THE REQUEST ▸ Only the lines from the one containing "What matplotlib code" through the one containing "(6, 8)), zorder=0)" should be duplicated, exactly as they appear. Pictures are to be left out.
====== EXERCISE DATA ======
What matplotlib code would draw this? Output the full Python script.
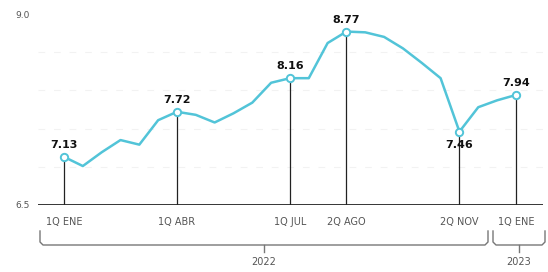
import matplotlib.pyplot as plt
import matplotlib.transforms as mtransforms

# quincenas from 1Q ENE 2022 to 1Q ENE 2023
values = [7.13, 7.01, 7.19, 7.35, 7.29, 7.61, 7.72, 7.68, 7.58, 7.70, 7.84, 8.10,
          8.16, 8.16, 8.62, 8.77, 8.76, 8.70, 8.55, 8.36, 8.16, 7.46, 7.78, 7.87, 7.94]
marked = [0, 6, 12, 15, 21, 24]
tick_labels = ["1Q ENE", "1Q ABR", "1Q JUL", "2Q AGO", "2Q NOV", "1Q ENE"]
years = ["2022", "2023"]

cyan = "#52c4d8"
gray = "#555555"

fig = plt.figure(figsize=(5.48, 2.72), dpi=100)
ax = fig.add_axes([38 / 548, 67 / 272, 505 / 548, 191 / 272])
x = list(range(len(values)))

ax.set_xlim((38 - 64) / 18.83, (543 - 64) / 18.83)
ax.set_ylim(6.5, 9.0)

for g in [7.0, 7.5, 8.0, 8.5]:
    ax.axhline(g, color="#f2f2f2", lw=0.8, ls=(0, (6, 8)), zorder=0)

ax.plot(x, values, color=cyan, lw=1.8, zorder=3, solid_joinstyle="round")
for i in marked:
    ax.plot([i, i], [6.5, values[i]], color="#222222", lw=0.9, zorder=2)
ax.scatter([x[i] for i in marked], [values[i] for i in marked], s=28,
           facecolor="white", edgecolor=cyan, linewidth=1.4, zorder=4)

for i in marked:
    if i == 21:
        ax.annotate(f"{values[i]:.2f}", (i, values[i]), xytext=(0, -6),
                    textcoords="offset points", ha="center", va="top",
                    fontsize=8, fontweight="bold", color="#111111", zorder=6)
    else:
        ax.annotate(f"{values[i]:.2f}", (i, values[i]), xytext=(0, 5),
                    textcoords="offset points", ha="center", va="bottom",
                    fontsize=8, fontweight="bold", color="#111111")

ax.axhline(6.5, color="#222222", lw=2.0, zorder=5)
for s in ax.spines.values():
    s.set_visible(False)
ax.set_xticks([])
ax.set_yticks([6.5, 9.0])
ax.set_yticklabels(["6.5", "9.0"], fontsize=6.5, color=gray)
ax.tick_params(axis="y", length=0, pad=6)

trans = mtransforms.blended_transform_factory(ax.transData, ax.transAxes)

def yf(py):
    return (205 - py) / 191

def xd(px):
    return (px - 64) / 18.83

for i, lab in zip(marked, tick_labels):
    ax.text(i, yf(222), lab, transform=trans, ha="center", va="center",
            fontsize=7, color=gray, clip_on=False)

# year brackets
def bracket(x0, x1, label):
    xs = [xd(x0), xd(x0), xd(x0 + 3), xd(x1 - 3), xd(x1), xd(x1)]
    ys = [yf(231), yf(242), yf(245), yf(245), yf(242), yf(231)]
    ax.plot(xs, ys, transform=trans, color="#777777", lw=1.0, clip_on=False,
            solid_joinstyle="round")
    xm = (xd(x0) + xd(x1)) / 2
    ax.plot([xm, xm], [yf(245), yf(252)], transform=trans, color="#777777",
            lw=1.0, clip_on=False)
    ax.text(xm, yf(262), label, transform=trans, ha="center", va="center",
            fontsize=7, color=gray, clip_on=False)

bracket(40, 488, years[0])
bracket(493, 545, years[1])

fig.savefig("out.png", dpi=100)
======
====== EXERCISE DATA ======
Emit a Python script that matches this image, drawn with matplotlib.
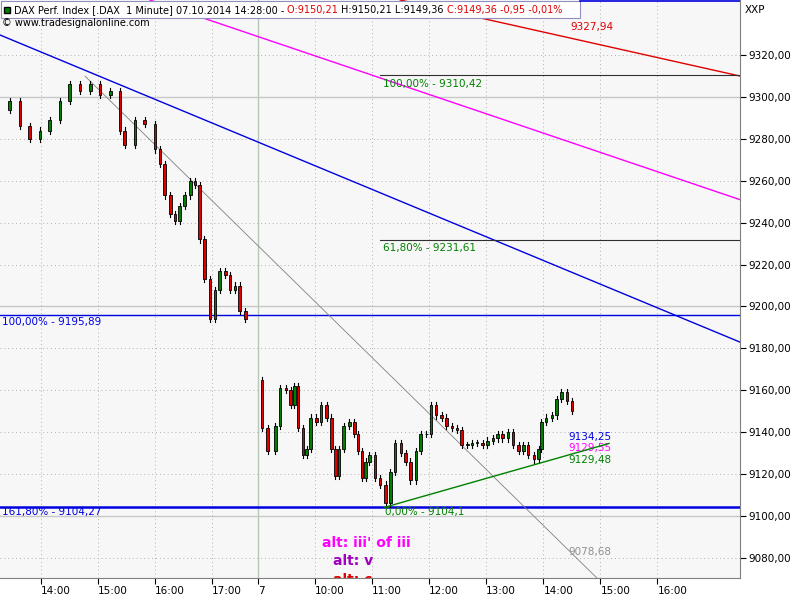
======
THE SOLUTION ▸
What matplotlib code would draw this? Output the full Python script.
import matplotlib.pyplot as plt
import matplotlib.transforms as mtransforms

# quincenas from 1Q ENE 2022 to 1Q ENE 2023
values = [7.13, 7.01, 7.19, 7.35, 7.29, 7.61, 7.72, 7.68, 7.58, 7.70, 7.84, 8.10,
          8.16, 8.16, 8.62, 8.77, 8.76, 8.70, 8.55, 8.36, 8.16, 7.46, 7.78, 7.87, 7.94]
marked = [0, 6, 12, 15, 21, 24]
tick_labels = ["1Q ENE", "1Q ABR", "1Q JUL", "2Q AGO", "2Q NOV", "1Q ENE"]
years = ["2022", "2023"]

cyan = "#52c4d8"
gray = "#555555"

fig = plt.figure(figsize=(5.48, 2.72), dpi=100)
ax = fig.add_axes([38 / 548, 67 / 272, 505 / 548, 191 / 272])
x = list(range(len(values)))

ax.set_xlim((38 - 64) / 18.83, (543 - 64) / 18.83)
ax.set_ylim(6.5, 9.0)

for g in [7.0, 7.5, 8.0, 8.5]:
    ax.axhline(g, color="#f2f2f2", lw=0.8, ls=(0, (6, 8)), zorder=0)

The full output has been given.